Snip...snip

When Universal Credit was first announced there were some glimmers of optimism surrounding the DWP’s claims that it would make work pay, reduce the shocks people experience when moving into work and cut the punitive marginal tax rates people working and claiming benefit experience. (Marginal tax rates being the amount of additional wages lost in tax, national insurance and lost benefits).

However, now it is upon us it is looking less and less positive. In April 2016 the work allowances (the amount you can earn before it affects your UC) for single people, couples without children and people without disabilities will be abolished. This means that 65p in the pound of all of their net income will be offset against their Universal Credit entitlement, while those with children or disabilities will see the work allowance significantly reduced, thus meaning that people will be less well off than they would have been and the incentive to add hours or look for better paid work is significantly reduced.

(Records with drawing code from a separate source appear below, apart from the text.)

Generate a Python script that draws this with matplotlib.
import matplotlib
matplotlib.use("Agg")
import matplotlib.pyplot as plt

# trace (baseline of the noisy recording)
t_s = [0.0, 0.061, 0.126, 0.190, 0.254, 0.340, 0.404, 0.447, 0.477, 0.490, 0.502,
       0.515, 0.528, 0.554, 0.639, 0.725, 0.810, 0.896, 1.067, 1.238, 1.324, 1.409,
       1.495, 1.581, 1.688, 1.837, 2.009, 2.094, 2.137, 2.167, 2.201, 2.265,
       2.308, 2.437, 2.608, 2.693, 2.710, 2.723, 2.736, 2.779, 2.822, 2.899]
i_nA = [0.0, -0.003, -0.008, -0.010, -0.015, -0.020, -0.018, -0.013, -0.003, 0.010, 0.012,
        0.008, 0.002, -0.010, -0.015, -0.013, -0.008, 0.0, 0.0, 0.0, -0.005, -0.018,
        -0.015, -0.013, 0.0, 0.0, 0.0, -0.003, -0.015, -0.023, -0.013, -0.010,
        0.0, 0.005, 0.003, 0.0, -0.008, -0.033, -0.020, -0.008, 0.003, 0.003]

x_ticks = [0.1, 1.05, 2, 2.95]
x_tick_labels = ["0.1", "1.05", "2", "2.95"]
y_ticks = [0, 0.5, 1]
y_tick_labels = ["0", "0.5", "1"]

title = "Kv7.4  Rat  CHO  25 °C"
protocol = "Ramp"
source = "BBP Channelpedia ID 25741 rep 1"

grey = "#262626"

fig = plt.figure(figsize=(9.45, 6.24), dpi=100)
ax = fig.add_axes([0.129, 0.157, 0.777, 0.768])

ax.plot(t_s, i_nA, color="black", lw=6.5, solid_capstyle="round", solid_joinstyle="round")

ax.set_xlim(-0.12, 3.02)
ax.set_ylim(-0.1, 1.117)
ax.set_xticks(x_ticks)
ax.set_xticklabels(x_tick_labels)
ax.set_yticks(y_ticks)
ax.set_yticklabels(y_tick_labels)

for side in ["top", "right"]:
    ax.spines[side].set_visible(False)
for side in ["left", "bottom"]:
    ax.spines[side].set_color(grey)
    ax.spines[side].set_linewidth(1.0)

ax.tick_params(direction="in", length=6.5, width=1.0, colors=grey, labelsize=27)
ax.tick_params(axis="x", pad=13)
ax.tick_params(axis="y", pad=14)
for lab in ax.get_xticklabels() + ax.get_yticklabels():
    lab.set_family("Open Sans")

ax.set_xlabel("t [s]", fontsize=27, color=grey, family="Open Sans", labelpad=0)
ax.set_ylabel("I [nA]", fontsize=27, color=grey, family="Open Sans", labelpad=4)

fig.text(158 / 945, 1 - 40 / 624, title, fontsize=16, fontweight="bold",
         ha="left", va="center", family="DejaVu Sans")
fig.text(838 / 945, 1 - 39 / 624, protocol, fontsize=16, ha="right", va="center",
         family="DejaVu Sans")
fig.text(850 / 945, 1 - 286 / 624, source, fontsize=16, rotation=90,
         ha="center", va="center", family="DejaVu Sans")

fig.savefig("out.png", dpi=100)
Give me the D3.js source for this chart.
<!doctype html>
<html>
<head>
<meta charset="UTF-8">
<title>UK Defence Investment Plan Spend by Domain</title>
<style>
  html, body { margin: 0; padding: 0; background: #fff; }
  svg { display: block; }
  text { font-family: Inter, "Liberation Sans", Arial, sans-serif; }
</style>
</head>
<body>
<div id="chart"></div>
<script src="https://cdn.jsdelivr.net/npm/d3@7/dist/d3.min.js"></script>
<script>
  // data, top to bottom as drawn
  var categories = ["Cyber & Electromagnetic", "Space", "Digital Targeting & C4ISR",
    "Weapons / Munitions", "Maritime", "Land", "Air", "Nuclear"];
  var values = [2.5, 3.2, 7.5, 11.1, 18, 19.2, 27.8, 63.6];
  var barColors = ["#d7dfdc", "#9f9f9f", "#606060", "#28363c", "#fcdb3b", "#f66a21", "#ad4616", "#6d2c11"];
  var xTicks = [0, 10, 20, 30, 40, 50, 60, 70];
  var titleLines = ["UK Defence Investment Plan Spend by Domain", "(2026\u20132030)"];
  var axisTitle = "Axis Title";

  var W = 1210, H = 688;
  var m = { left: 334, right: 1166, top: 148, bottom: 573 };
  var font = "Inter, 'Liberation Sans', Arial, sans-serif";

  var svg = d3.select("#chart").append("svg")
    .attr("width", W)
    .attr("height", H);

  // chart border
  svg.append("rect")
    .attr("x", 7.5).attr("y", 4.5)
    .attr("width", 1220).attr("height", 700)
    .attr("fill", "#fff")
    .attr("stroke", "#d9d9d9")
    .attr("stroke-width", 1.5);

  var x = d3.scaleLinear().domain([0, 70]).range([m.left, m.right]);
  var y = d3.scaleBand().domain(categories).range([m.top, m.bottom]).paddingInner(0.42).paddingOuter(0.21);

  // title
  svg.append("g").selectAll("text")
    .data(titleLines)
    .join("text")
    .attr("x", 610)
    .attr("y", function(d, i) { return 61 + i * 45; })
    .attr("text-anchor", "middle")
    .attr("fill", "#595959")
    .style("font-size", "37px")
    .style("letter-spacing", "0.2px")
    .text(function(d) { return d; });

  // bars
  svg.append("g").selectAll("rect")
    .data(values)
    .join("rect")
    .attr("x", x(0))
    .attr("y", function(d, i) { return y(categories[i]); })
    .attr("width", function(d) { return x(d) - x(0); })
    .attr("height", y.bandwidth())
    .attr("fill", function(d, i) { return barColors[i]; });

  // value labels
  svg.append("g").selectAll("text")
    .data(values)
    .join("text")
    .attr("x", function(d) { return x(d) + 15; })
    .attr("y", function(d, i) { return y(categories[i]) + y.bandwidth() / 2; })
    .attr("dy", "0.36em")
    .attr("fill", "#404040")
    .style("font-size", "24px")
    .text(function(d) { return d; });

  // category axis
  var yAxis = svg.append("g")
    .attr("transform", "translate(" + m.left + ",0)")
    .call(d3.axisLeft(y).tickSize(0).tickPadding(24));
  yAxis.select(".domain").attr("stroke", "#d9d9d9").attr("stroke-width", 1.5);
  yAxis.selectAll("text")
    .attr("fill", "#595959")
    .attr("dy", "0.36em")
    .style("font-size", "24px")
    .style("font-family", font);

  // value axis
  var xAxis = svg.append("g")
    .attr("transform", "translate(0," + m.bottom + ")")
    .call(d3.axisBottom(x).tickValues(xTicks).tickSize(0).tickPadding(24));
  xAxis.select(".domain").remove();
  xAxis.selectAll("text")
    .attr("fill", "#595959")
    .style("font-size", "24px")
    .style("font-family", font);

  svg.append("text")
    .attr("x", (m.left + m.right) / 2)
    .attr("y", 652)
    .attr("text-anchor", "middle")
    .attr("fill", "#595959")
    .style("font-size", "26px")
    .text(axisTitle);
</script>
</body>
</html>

To counter the latter point if you are earning a low wage, often because you are only working part-time you will be required to look for more work or better paid work and can be sanctioned (have your UC cut or stopped) if the DWP do not believe you are putting in enough effort.

The situation experienced by one woman we advised recently clearly demonstrates the unintended consequences of this. She lives in Leek and works for a local super market for 10 hours a week, with occasional opportunities to add to this as and when extra shifts are available, also in Leek. Because this does not pay her enough to live on she recently claimed Universal Credit.

Because the hours and wage rate are low she earns less than the DWP believe she should be and thus ‘in-work conditionality’ kicks in. In order to preserve her Universal Credit she has to undergo a series of prescribed activities to demonstrate she is making adequate efforts to look for work including signing on daily at her local Job Centre….. in Hanley.

In the brave new world of the DWP where cost-cutting rules, the Leek Job Centre has been closed for many years now and the nearest Job centre is in Hanley, some 11 miles away. So each day she has to undertake a 20 mile round trip on the bus which costs her money and takes up valuable time she could spend more usefully looking for work or being available in case her employer needs her to work extra hours.

Is there any way out of this situation? There is one route out: stop claiming Universal Credit, but this is likely to leave her £30 or £40 a week worse off and possibly with no help towards her rent.

This demonstrates the reality of life for many people caught between employers making arbitrary decisions about their working life in the pursuit of a flexible workforce and a bureaucratic process that is designed to save money by reducing its services and making life on benefits as unpleasant as possible for people.

However, this ignores the fact that in the modern flexible labour market too many people are simply unable to earn enough to survive without a subsidy from the social security system. To punish them further simply compounds the injustice.